- **Data in this exercise**:
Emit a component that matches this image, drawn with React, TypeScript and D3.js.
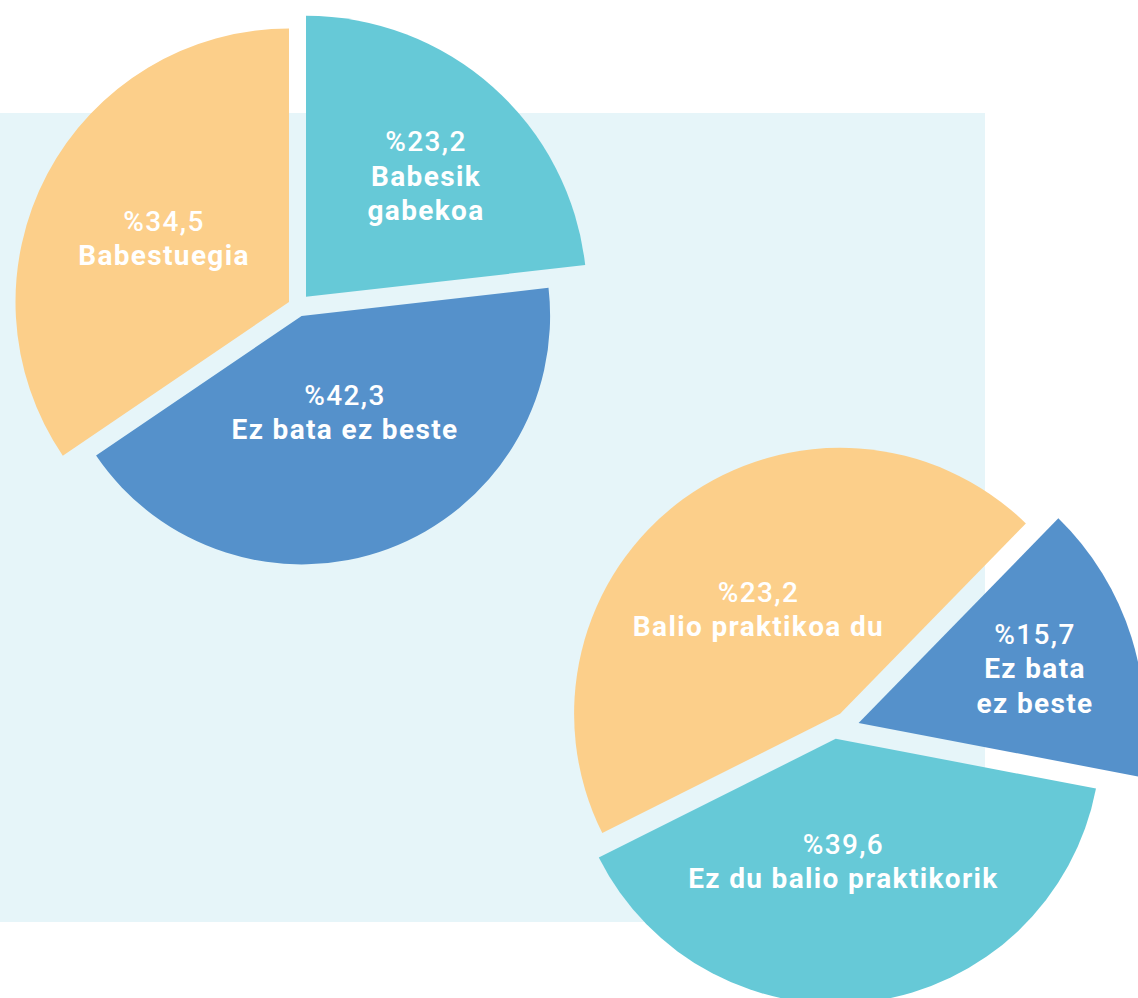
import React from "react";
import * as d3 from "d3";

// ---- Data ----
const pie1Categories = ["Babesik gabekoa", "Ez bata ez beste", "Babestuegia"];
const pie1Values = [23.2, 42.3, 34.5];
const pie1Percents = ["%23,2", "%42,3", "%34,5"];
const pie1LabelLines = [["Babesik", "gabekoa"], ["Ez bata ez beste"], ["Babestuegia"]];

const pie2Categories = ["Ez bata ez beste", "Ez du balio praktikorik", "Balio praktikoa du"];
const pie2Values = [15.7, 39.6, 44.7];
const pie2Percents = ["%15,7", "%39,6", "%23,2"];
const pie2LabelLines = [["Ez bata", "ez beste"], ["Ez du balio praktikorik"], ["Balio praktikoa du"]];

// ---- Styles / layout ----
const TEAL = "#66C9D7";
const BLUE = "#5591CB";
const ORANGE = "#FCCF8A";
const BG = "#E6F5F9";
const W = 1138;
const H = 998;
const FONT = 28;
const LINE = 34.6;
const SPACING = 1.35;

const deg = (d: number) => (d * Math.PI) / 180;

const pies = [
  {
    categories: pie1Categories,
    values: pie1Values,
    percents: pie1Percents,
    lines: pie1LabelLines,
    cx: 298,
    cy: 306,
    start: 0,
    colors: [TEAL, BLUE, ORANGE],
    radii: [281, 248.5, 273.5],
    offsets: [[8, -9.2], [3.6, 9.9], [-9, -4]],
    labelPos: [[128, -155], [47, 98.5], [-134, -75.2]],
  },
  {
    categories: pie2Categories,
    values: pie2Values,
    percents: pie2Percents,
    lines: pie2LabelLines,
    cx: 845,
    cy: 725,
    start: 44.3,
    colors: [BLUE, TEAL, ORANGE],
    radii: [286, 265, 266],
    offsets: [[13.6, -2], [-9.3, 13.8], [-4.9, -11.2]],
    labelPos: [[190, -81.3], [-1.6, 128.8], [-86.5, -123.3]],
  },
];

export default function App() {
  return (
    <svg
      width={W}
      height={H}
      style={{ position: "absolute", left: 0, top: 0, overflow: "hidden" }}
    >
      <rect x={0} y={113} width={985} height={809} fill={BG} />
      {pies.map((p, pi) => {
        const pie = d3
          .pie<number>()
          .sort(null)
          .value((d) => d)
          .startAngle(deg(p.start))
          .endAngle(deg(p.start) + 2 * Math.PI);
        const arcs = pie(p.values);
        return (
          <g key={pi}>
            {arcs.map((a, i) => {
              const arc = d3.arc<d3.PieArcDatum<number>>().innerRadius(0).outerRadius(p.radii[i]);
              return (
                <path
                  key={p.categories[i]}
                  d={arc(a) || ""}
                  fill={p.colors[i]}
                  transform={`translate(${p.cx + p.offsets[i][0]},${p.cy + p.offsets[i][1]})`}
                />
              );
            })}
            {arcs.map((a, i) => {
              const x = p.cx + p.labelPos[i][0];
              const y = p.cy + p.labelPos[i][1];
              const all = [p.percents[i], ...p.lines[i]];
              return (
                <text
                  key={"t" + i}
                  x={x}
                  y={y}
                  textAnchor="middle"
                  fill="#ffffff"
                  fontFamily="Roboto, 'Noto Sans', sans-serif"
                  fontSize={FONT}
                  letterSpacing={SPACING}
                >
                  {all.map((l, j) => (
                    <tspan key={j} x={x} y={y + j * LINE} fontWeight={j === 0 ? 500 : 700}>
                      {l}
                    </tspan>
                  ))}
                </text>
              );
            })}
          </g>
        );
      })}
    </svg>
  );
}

==

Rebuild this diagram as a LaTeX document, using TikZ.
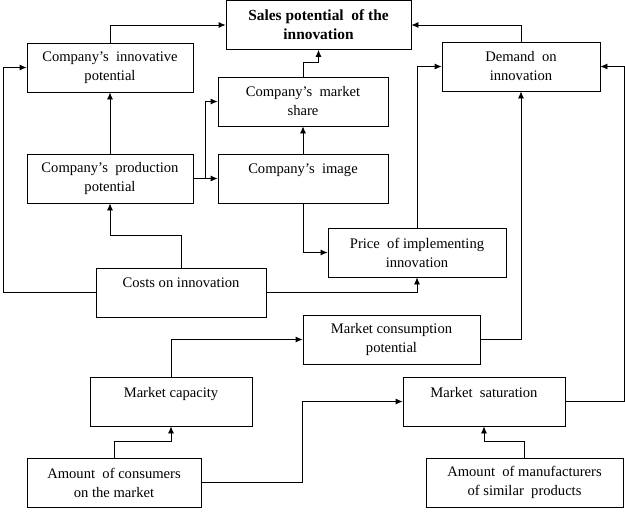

--

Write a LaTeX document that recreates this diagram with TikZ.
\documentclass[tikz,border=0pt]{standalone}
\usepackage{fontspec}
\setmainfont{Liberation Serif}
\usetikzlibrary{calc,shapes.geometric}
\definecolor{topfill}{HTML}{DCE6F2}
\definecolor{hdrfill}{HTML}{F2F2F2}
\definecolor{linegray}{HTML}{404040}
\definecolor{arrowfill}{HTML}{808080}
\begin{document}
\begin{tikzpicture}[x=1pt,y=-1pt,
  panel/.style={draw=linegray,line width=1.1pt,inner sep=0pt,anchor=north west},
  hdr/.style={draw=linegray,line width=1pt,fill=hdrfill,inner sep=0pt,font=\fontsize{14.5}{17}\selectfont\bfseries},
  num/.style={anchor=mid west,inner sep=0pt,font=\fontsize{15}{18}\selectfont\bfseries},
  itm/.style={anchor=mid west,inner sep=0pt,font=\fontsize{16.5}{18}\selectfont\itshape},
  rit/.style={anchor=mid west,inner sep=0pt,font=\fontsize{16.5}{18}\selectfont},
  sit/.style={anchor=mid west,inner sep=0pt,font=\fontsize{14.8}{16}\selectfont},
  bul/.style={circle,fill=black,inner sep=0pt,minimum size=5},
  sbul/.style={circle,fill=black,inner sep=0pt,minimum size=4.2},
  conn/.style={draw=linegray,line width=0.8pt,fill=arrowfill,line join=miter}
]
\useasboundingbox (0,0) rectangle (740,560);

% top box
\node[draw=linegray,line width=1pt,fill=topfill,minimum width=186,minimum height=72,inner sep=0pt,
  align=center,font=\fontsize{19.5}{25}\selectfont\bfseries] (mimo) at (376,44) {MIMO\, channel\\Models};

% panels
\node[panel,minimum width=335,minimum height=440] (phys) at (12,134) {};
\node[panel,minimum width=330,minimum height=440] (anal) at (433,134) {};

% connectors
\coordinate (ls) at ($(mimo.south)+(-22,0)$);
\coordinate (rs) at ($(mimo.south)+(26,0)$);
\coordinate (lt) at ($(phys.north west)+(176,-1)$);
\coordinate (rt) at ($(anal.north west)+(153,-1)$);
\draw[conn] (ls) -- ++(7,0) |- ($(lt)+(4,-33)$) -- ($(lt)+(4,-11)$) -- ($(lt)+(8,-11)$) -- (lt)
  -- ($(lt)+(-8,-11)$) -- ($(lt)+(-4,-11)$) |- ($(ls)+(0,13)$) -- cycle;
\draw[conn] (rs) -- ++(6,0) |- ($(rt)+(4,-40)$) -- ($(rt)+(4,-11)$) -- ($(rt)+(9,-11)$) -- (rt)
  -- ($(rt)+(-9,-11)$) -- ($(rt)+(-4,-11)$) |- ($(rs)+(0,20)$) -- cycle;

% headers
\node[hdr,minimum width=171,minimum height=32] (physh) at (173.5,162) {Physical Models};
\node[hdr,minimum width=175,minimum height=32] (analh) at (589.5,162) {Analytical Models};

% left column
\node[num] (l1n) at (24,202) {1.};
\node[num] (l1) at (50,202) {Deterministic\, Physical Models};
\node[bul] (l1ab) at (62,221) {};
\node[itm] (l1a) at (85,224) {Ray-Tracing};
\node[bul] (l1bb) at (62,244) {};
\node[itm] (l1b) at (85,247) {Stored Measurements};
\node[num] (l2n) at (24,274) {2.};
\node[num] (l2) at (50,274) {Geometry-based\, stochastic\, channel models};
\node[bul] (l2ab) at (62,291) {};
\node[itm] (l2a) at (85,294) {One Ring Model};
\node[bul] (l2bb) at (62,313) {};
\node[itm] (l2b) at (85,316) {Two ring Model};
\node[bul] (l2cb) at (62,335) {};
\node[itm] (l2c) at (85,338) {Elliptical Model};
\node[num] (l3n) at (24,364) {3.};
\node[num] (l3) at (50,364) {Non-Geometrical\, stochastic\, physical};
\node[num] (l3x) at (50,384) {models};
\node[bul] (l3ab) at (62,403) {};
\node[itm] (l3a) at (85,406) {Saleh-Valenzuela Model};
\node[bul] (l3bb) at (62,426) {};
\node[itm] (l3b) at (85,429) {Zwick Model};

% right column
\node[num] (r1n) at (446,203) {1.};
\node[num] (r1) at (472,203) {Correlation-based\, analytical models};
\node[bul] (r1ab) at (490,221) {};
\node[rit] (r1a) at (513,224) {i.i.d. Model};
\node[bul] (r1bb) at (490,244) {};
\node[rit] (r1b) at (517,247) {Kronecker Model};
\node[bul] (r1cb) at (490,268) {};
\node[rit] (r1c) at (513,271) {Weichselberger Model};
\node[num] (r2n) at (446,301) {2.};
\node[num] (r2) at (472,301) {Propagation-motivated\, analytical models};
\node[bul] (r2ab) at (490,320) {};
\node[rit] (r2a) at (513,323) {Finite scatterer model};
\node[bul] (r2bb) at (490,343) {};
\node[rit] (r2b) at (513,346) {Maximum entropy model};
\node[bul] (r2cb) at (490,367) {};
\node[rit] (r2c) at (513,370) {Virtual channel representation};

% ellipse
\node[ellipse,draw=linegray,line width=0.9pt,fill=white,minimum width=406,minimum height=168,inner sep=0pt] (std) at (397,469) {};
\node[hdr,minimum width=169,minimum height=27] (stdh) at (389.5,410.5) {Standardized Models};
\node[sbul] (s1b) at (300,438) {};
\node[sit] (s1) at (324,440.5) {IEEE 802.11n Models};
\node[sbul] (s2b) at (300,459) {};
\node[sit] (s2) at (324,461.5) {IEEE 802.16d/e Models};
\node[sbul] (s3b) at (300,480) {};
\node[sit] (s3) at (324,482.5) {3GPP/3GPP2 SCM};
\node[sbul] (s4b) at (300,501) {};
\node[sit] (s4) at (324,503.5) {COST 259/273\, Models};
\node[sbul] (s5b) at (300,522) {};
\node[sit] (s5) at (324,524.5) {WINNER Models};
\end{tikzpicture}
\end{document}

- **Work to be completed**: Begin with the line that contains "Emit a component", end with the line that contains "const deg = (d: number)", and set down every line in that range exactly as it stands, minus the pictures.

- **Task output**:
Emit a component that matches this image, drawn with React, TypeScript and D3.js.
import React from "react";
import * as d3 from "d3";

// ---- Data ----
const pie1Categories = ["Babesik gabekoa", "Ez bata ez beste", "Babestuegia"];
const pie1Values = [23.2, 42.3, 34.5];
const pie1Percents = ["%23,2", "%42,3", "%34,5"];
const pie1LabelLines = [["Babesik", "gabekoa"], ["Ez bata ez beste"], ["Babestuegia"]];

const pie2Categories = ["Ez bata ez beste", "Ez du balio praktikorik", "Balio praktikoa du"];
const pie2Values = [15.7, 39.6, 44.7];
const pie2Percents = ["%15,7", "%39,6", "%23,2"];
const pie2LabelLines = [["Ez bata", "ez beste"], ["Ez du balio praktikorik"], ["Balio praktikoa du"]];

// ---- Styles / layout ----
const TEAL = "#66C9D7";
const BLUE = "#5591CB";
const ORANGE = "#FCCF8A";
const BG = "#E6F5F9";
const W = 1138;
const H = 998;
const FONT = 28;
const LINE = 34.6;
const SPACING = 1.35;

const deg = (d: number) => (d * Math.PI) / 180;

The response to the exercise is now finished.